Required work.
Exactly the lines from the start of the data below through the line that contains "[final, below=200pt of" are to be copied, with pictures left out.

=======

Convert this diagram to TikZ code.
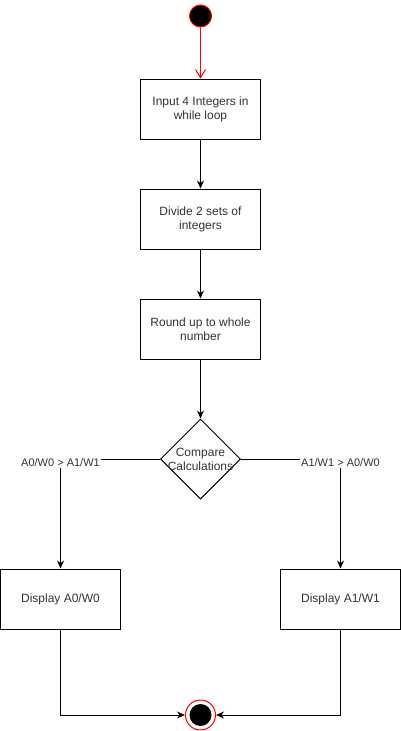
\documentclass[tikz,border=0pt]{standalone}
\usepackage{fontspec}
\setmainfont{Liberation Sans}
\usetikzlibrary{positioning, arrows.meta, shapes.geometric}
\def\flow{\draw[-{Stealth[length=8pt, width=7pt]}]}

\begin{document}
\begin{tikzpicture}[x=1pt, y=1pt, line width=1pt,
    font=\fontsize{12}{14}\selectfont,
    act/.style={draw, minimum width=120pt, minimum height=60pt, align=center, text=black!80},
    decision/.style={draw, diamond, aspect=1, minimum width=80pt, minimum height=80pt, inner sep=0pt},
    cond/.style={fill=white, inner sep=1pt, yshift=-4pt, font=\fontsize{11}{13}\selectfont, text=black!80},
    initial/.style={circle, draw=red, fill=black, minimum size=22pt, inner sep=0pt},
    final/.style={circle, draw=red, fill=white, minimum size=30pt, inner sep=0pt,
        path picture={\fill[black] (path picture bounding box.center) circle (11pt);}}]
            \useasboundingbox (0,0) rectangle (401,-731);
            \node [initial] (S) at (200.5,-16) {};
            \node [act, below=51pt of S] (In) {Input 4 Integers in\\while loop};
            \node [act, below=49pt of In] (Div) {Divide 2 sets of\\integers};
            \node [act, below=49pt of Div] (Rnd) {Round up to whole\\number};
            \node [decision, below=59pt of Rnd, label={[align=center, text=black!80]center:Compare\\Calculations}] (Cmp) {};
            \node [act, below=69pt of Cmp, xshift=-140pt] (ShowA) {Display A0/W0};
            \node [act, below=69pt of Cmp, xshift=140pt] (ShowB) {Display A1/W1};
            \node [final, below=200pt of Cmp] (End) {};

            \draw[red, -{Straight Barb[length=8pt, width=10pt]}] (S) -- (In);
            \flow (In) -- (Div);
            \flow (Div) -- (Rnd);
            \flow (Rnd) -- (Cmp);
            \flow (Cmp.west) -| node[cond, pos=0.5] {A0/W0 > A1/W1} (ShowA);
            \flow (Cmp.east) -| node[cond, pos=0.5] {A1/W1 > A0/W0} (ShowB);
            \flow (ShowA) |- (End);
            \flow (ShowB) |- (End);
        \end{tikzpicture}
\end{document}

=======

Completed task.
Convert this diagram to TikZ code.
\documentclass[tikz,border=0pt]{standalone}
\usepackage{fontspec}
\setmainfont{Liberation Sans}
\usetikzlibrary{positioning, arrows.meta, shapes.geometric}
\def\flow{\draw[-{Stealth[length=8pt, width=7pt]}]}

\begin{document}
\begin{tikzpicture}[x=1pt, y=1pt, line width=1pt,
    font=\fontsize{12}{14}\selectfont,
    act/.style={draw, minimum width=120pt, minimum height=60pt, align=center, text=black!80},
    decision/.style={draw, diamond, aspect=1, minimum width=80pt, minimum height=80pt, inner sep=0pt},
    cond/.style={fill=white, inner sep=1pt, yshift=-4pt, font=\fontsize{11}{13}\selectfont, text=black!80},
    initial/.style={circle, draw=red, fill=black, minimum size=22pt, inner sep=0pt},
    final/.style={circle, draw=red, fill=white, minimum size=30pt, inner sep=0pt,
        path picture={\fill[black] (path picture bounding box.center) circle (11pt);}}]
            \useasboundingbox (0,0) rectangle (401,-731);
            \node [initial] (S) at (200.5,-16) {};
            \node [act, below=51pt of S] (In) {Input 4 Integers in\\while loop};
            \node [act, below=49pt of In] (Div) {Divide 2 sets of\\integers};
            \node [act, below=49pt of Div] (Rnd) {Round up to whole\\number};
            \node [decision, below=59pt of Rnd, label={[align=center, text=black!80]center:Compare\\Calculations}] (Cmp) {};
            \node [act, below=69pt of Cmp, xshift=-140pt] (ShowA) {Display A0/W0};
            \node [act, below=69pt of Cmp, xshift=140pt] (ShowB) {Display A1/W1};
            \node [final, below=200pt of Cmp] (End) {};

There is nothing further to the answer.